How to analyze the unbalancing scenarios during red-black tree insertions?
How red-black trees guarantee balance?
Firstly, nodes in a red-black tree can either be red color or black color. Besides that, two more constraints help guarantee the balancing of a red-black tree.
- every path from the root to NULL contains the same number of black nodes.
- if a node is red, its children must be black
The first constraint makes an attempt for balancing but it’s surely not enough, for a tree with one black node on the left and one black node and a bunch of red nodes on the right meets this constraint well, but certainly breaks the balancing. So there comes the second constraint which doesn’t allow the consecutive occurring of red nodes, this ensures that a subtree won’t be 2 times deeper than the other.
How do we analyze the unbalancing scenarios and fix them?
It’s obviously insertions and deletions of nodes may cause unbalancing. When we are thinking about how insertions and deletions would cause unbalances we should keep in mind that the current tree must be already balanced, i.e. meets the above two constraints. This is the precondition.
Now let’s analyze insertion and deletion respectively.
Insertion
Based on the precondition, we can easily infer that when inserting a new node, the node must be red, for inserting a new black node will certainly break the 1st constraint.
Known the inserting node must be a red node, and since the 2nd constraint doesn’t allow two consecutive red nodes, we will naturally think about the color of the parent of the inserting node. If it is black, the insertion can happily end up here still meeting the constraints. While if the parent is also red, the new inserting red node will certainly break the 2nd constraint, let’s dive into it and see how to fix it.
Now the scenario is that we want to insert a new red node but its parent is already red, continue inserting it will certainly break the 2nd constraint so we need to figure out how to avoid breaking it. A straight forward way occurs to us may be flipping the parent’s color to black, but this will probably break the 1st constraint as it would make the parent’s subtree got one more black nodes than the uncle’s sibling subtree if the uncle is red, then this can be solved by flipping the color of the uncle as well, otherwise more operations need to be taken to fix it. Anyway now we have awared that to fix the unbalancing the uncle needs to be considered as well, there are various cases that can be foreseen so we’d better list and analyze them one by one.
Thinking: How to fix the various unbalancing cases?
We should have known that in AVL tree the way to fix the unbalanced tree is rotation, in red-black tree, we have another method: color flip. But how do we decide whether color flip or rotation is used?

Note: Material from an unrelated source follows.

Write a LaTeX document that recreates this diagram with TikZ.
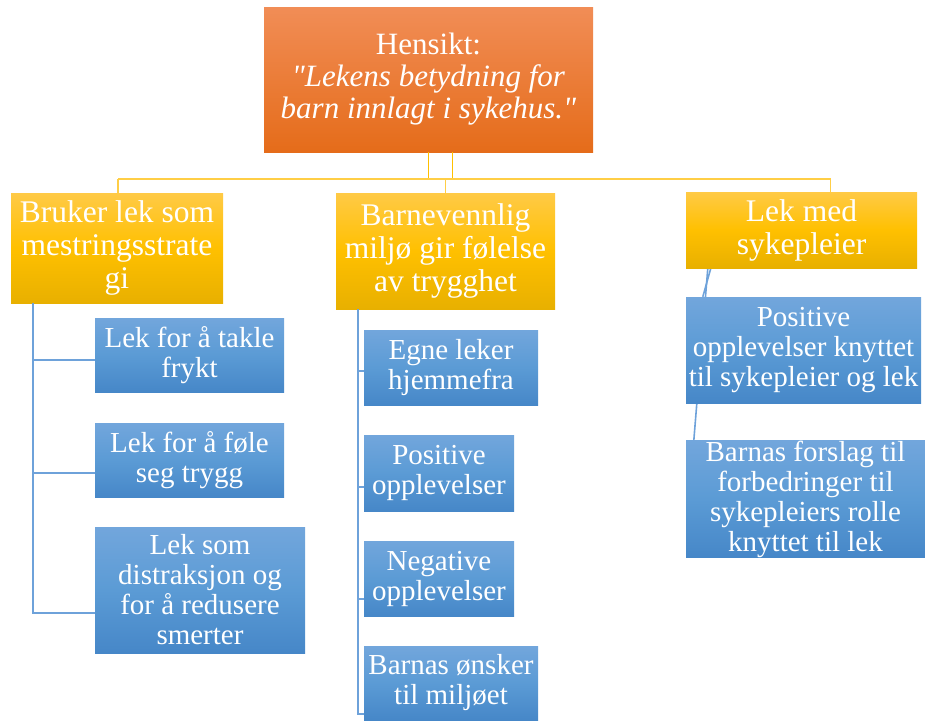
\documentclass[tikz,border=0pt]{standalone}
\usepackage{fontspec}
\setmainfont{Liberation Serif}[Ligatures=TeXOff]
\usetikzlibrary{calc,backgrounds}

\definecolor{orangetop}{RGB}{241,141,86}
\definecolor{orangebot}{RGB}{229,108,26}
\definecolor{goldtop}{RGB}{255,202,70}
\definecolor{goldmid}{RGB}{255,192,0}
\definecolor{goldbot}{RGB}{232,176,0}
\definecolor{bluetop}{RGB}{114,166,220}
\definecolor{bluemid}{RGB}{91,155,213}
\definecolor{bluebot}{RGB}{70,135,200}
\definecolor{goldline}{RGB}{255,206,70}
\definecolor{blueline}{RGB}{110,162,218}

\tikzset{
  box/.style={inner sep=0pt, align=center, text=white},
  aimbox/.style={box, top color=orangetop, bottom color=orangebot, font=\fontsize{31}{32}\selectfont},
  themebox/.style={box, top color=goldtop, bottom color=goldbot, middle color=goldmid, font=\fontsize{31.5}{33}\selectfont},
  subbox/.style={box, top color=bluetop, bottom color=bluebot, middle color=bluemid, font=\fontsize{29}{30}\selectfont},
}
\def\drawgold{\draw[color=goldline, line width=1.6pt]}
\def\drawblue{\draw[color=blueline, line width=1.6pt]}

\begin{document}
\begin{tikzpicture}[x=1pt,y=-1pt]
\useasboundingbox (0,0) rectangle (925,720);

% -------- the aim on top ---------
\node[aimbox, minimum width=329pt, minimum height=145pt] (aim) at (428.5,79.5)
  {Hensikt:\\ \textit{"Lekens betydning for}\\ \textit{barn innlagt i sykehus."}};

% -------- the three themes ---------
\node[themebox, minimum width=212pt, minimum height=110pt] (coping) at (117,248) {Bruker lek som\\ mestringsstrate\\ gi};
\node[themebox, minimum width=219pt, minimum height=116pt] (milieu) at (445.5,251) {Barnevennlig\\ miljø gir følelse\\ av trygghet};
\node[themebox, minimum width=231pt, minimum height=76pt] (nurse) at (801.5,230) {Lek med\\ sykepleier};

% the bar between aim and themes
\coordinate (bar_left) at (118,179);
\coordinate (bar_right) at (830.5,179);
\draw[color=goldmid, line width=1.6pt] (aim.south) -- (aim.south |- bar_left);
\draw[color=goldmid, line width=1.6pt] ($(aim.south)+(24,0)$) -- ($(aim.south |- bar_left)+(24,0)$);
\drawgold (bar_left) -- (bar_right);
\drawgold (bar_left) -- (bar_left |- coping.north);
\drawgold (milieu.north |- bar_left) -- (milieu.north);
\drawgold (bar_right) -- (bar_right |- nurse.north);

% -------- left: coping ---------
\node[subbox, minimum width=189pt, minimum height=74pt] (fear) at (189.5,355) {Lek for å takle\\ frykt};
\node[subbox, minimum width=189pt, minimum height=74pt] (safe) at (189.5,460) {Lek for å føle\\ seg trygg};
\node[subbox, minimum width=210pt, minimum height=126pt] (pain) at (200,590) {Lek som\\ distraksjon og\\ for å redusere\\ smerter};
\coordinate (coping_spine) at ($(coping.south west)+(22,0)$);
\foreach \leaf/\dy in {fear/5, safe/13, pain/23}
  \drawblue (coping_spine) |- ($(\leaf.west)+(0,\dy)$);

% -------- middle: milieu ---------
\node[subbox, minimum width=174pt, minimum height=75pt] (toys) at (451,367.5) {Egne leker\\ hjemmefra};
\node[subbox, minimum width=150pt, minimum height=76pt] (posexp) at (439,473) {Positive\\ opplevelser};
\node[subbox, minimum width=150pt, minimum height=75pt] (negexp) at (439,578.5) {Negative\\ opplevelser};
\node[subbox, minimum width=174pt, minimum height=74pt] (wishes) at (451,683) {Barnas ønsker\\ til miljøet};
\coordinate (milieu_spine) at ($(milieu.south west)+(22,0)$);
\foreach \leaf/\dy in {toys/3.5, posexp/14, negexp/20.5, wishes/31}
  \drawblue (milieu_spine) |- ($(\leaf.west)+(0,\dy)$);

% -------- right: nurse ---------
\node[subbox, minimum width=235pt, minimum height=106pt] (nursepos) at (803.5,350) {Positive\\ opplevelser knyttet\\ til sykepleier og lek};
\node[subbox, minimum width=239pt, minimum height=112pt] (nurseidea) at (805.5,499) {Barnas forslag til\\ forbedringer til\\ sykepleiers rolle\\ knyttet til lek};
\begin{scope}[on background layer]
\drawblue ($(nurse.south west)+(25,0)$) -- ($(nursepos.north west)+(17,0)$);
\drawblue ($(nurse.south west)+(22,0)$) -- ($(nurseidea.north west)+(8,0)$);
\end{scope}
\end{tikzpicture}
\end{document}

The most important thing is that after the adjustings, the black nodes from root to NULL in the subtree should be the same with before, otherwise it will certainly break the 2nd constraint. Based on that we can choose either color flip or rotation but I’d prefer color flipping first since it’s low effort, if it doesn’t fix, take rotation then.
Let’s start with the first simplest case.
Case 1, Uncle does not exist at all
I have drawn two subcases called “Zig-Zig” and “Zig-Zag” respectively, actually, there are another two symmetric subcases and the fixing approach is the same.
This is a case that we can’t just flip the color of the parent node(noted as P) to fix because if we do so the new node’s grandparent(G) will get different black nodes on it’s left and right subtree. So we need to consider rotation as well. It’s not hard to figure out the following procedures for these two subcases respectively:
Case 2, Uncle is red
Similarly, there are “Zig-Zig” and “Zig-Zag” cases and another two symmetric cases(not being drawn).
It looks we don’t need to do a rotation for this case at first, just flips the color for G, P and S. The trouble comes when G's parent is also red, in that case, we got two consecutive red nodes, we need to percolate the resolving process until the whole tree meets the constraints again, during this process, there are further subcases emerging out, let's take the "Zig-Zig" case for example and do it step by step.
The first step is to do a color flip on G, P and U.
After that, we will get two further subcases shown below, the GS is the G's sibling subtree, it's doesn't matter how this subtree looks like but it's easy and important to know that this subtree must contain one black node, and only contains one black node.
We have known that if G's parent is black, everything will be ok, so we can just skip it and see how to handle it if G's parent is also red.
The “Zig-Zag” case can also be inferred in the same way.
That’s all for insertion!
You may be surprised that only two cases in the insertion scenario, but it’s true. I have also read books and articles that list more than two cases to analyze the insertion scenario. But I’m thinking in a different way to get more compact cases.
You may be wondering if I left out a “Case 3, Uncle is black”, I didn’t. If the new inserting node’s uncle is black, then the initial tree would be an invalid red-black tree, checking the following graph. If the new inserting node has a black uncle: U, then P must also have two black children, S is one child, the other one surely doesn't exist or we don't need to insert it. So this case doesn't exist.